Giorgia Meloni ha replicato con una frase destinata a restare: «Siamo al puro delirio». E in effetti c’è qualcosa di delirante nel trasformare un fatto di cronaca ancora da chiarire in un manifesto di propaganda internazionale.

La scena è sempre la stessa: Schlein che denuncia, Meloni che risponde, e il Paese che osserva, stanco di sentirsi descritto come un luogo oppresso, incivile, illiberale. È la sinistra del nuovo millennio: più attenta ai palchi d’Europa che ai problemi degli italiani, più pronta a indignarsi che a proporre soluzioni.

Il Partito Democratico è diventato un partito che non parla più di economia, lavoro, sviluppo. Parla di simboli, di minoranze, di battaglie ideologiche. La sua classe dirigente ha sostituito la competenza con la morale e l’analisi con la demagogia. Una volta c’erano i professori, i giuslavoristi, gli amministratori che studiavano. Oggi restano le dirette social, gli slogan e gli hashtag.

Schlein guida un partito che preferisce il vittimismo alla visione. Si allea con Giuseppe Conte, l’avvocato del popolo evaporato, e confonde la collaborazione tattica con la subordinazione strategica.

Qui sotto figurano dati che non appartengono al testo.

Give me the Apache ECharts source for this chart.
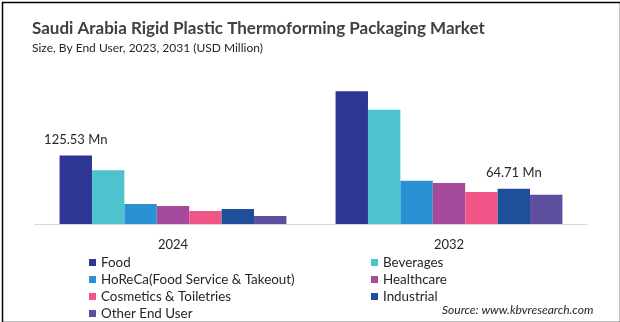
<!DOCTYPE html>
<html>
<head>
<meta charset="utf-8">
<script src="https://cdn.jsdelivr.net/npm/echarts@6/dist/echarts.min.js"></script>
<style>
  html, body { margin: 0; padding: 0; background: #fff; }
  #chart { width: 620px; height: 322px; }
</style>
</head>
<body>
<div id="chart"></div>
<script>
// Market size by end user, USD million
const years = ['2024', '2032'];
const segments = ['Food', 'Beverages', 'HoReCa(Food Service & Takeout)', 'Healthcare',
                  'Cosmetics & Toiletries', 'Industrial', 'Other End User'];
const food        = [125.53, 243.0];
const beverages   = [98.5, 209.0];
const horeca      = [36.5, 79.0];
const healthcare  = [33.0, 75.0];
const cosmetics   = [24.0, 58.5];
const industrial  = [27.5, 64.71];
const otherUser   = [14.5, 53.5];

const seriesValues = [food, beverages, horeca, healthcare, cosmetics, industrial, otherUser];
const colors = ['#2E3592', '#4EC3CE', '#2A92D3', '#A64A9C', '#EF5587', '#1F4E9A', '#5E4FA1'];

// which bar carries a value label: [series index, category index]
const labelled = [[0, 0], [5, 1]];

const font = 'Lato, "Open Sans", sans-serif';

const series = segments.map((name, si) => ({
  name: name,
  type: 'bar',
  barGap: 0,
  barCategoryGap: '17.8%',
  itemStyle: { color: colors[si] },
  data: seriesValues[si].map((v, ci) => {
    const show = labelled.some(p => p[0] === si && p[1] === ci);
    return {
      value: v,
      label: {
        show: show,
        position: 'top',
        distance: 9,
        formatter: '{c} Mn',
        color: '#262626',
        fontSize: 13,
        fontFamily: font
      }
    };
  })
}));

const legendText = { color: '#262626', fontSize: 13.4, fontFamily: font, lineHeight: 13 };

const chart = echarts.init(document.getElementById('chart'), null, { renderer: 'canvas' });
chart.setOption({
  animation: false,
  title: [
    { text: 'Saudi Arabia Rigid Plastic Thermoforming Packaging Market', left: 27, top: 15,
      textStyle: { fontSize: 17, fontWeight: 'bold', color: '#404040', fontFamily: font } },
    { text: 'Size, By End User, 2023, 2031 (USD Million)', left: 27, top: 37,
      textStyle: { fontSize: 12, fontWeight: 'normal', color: '#262626', fontFamily: font } }
  ],
  legend: [
    { orient: 'vertical', left: 89, top: 256, padding: 0, itemWidth: 7, itemHeight: 7, itemGap: 4,
      height: 70, icon: 'rect', textStyle: legendText, selectedMode: false,
      data: [segments[0], segments[2], segments[4], segments[6]] },
    { orient: 'vertical', left: 371, top: 256, padding: 0, itemWidth: 7, itemHeight: 7, itemGap: 4,
      height: 70, icon: 'rect', textStyle: legendText, selectedMode: false,
      data: [segments[1], segments[3], segments[5]] }
  ],
  graphic: [
    { type: 'text', left: 442, top: 304,
      style: { text: 'Source: www.kbvresearch.com', fontSize: 12, fontStyle: 'italic',
               fill: '#262626', fontFamily: font } },
    // outer frame
    { type: 'rect', left: 0, top: 0, silent: true,
      shape: { x: 0.5, y: 0.5, width: 618, height: 320 },
      style: { fill: 'none', stroke: '#000', lineWidth: 1.5 } }
  ],
  grid: { left: 35, top: 60, width: 552, height: 164, containLabel: false },
  xAxis: {
    type: 'category',
    data: years,
    axisLine: { lineStyle: { color: '#d9d9d9', width: 1 } },
    axisTick: { show: false },
    axisLabel: { color: '#262626', fontSize: 13, fontFamily: font, margin: 14 }
  },
  yAxis: {
    type: 'value', min: 0, max: 300,
    show: false, splitLine: { show: false }
  },
  series: series
});
</script>
</body>
</html>
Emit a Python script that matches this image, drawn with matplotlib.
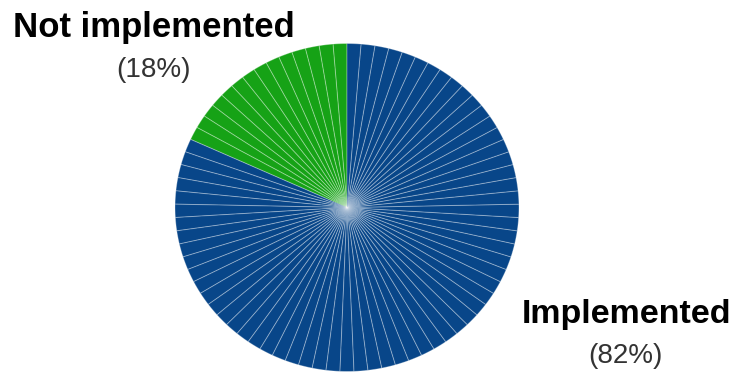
import matplotlib.pyplot as plt

# one wedge per item, grouped by status
labels = ["Not implemented", "Implemented"]
counts = [14, 63]
colors = ["#16a216", "#084689"]

total = sum(counts)
sizes = []
wedge_colors = []
for n, c in zip(counts, colors):
    sizes += [1] * n
    wedge_colors += [c] * n

fig = plt.figure(figsize=(7.35, 3.74), dpi=100)
ax = fig.add_axes([0.2381, 0.0067, 0.468, 0.877])
ax.pie(sizes, colors=wedge_colors, startangle=90, counterclock=True,
       wedgeprops=dict(edgecolor=(1, 1, 1, 0.3), linewidth=0.7))
ax.set_aspect('auto')
ax.set_xlim(-1, 1)
ax.set_ylim(-1, 1)

# labels with share in brackets
pct = [round(100 * n / total) for n in counts]
fig.text(154 / 735, 1 - 37 / 374, labels[0], ha='center', va='baseline',
         fontsize=25, fontweight='bold', family='Liberation Sans')
fig.text(154 / 735, 1 - 77 / 374, f"({pct[0]}%)", ha='center', va='baseline',
         fontsize=20, color='#333333', family='Liberation Sans')
fig.text(627 / 735, 1 - 323 / 374, labels[1], ha='center', va='baseline',
         fontsize=24.5, fontweight='bold', family='Liberation Sans')
fig.text(625 / 735, 1 - 363 / 374, f"({pct[1]}%)", ha='center', va='baseline',
         fontsize=20, color='#333333', family='Liberation Sans')

fig.savefig("out.png", dpi=100)
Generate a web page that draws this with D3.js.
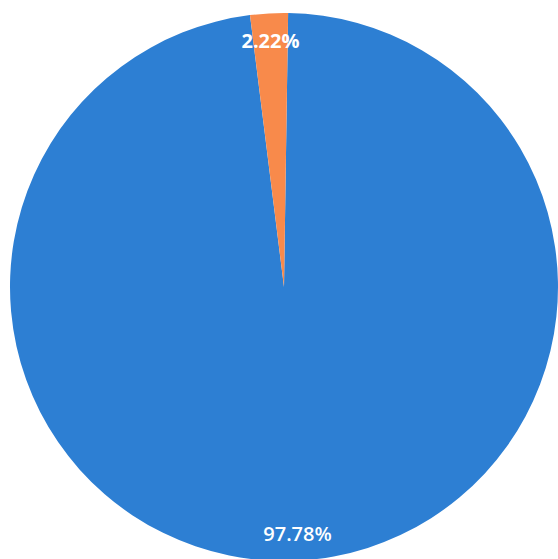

Intanto gli elettori tradizionali del centrosinistra, quelli che un tempo riempivano le sezioni e difendevano i contratti, se ne vanno in silenzio. La sinistra che un tempo costruiva, oggi accusa. E mentre Meloni difende — con qualche ragione — l’immagine del Paese, il PD continua a cercare applausi fuori dai confini.

Il risultato è un partito smarrito, incapace di parlare al suo popolo e di misurarsi con la realtà dei conti pubblici devastati proprio dai governi che lo hanno preceduto. Da Amsterdam arriva l’ennesima conferma: la sinistra italiana non combatte più per cambiare il Paese, ma per cercare di restare protagonista del dibattito. E quando la politica si riduce a questo, la propaganda non è più un mezzo: è l’unico contenuto rimasto, è un talk show perpetuo, dove si parla molto di diritti ma pochissimo di doveri, e dove ogni sconfitta diventa “una battaglia culturale. I padri fondatori, quelli che credevano nella politica come studio e servizio, oggi non riconoscerebbero più la loro creatura.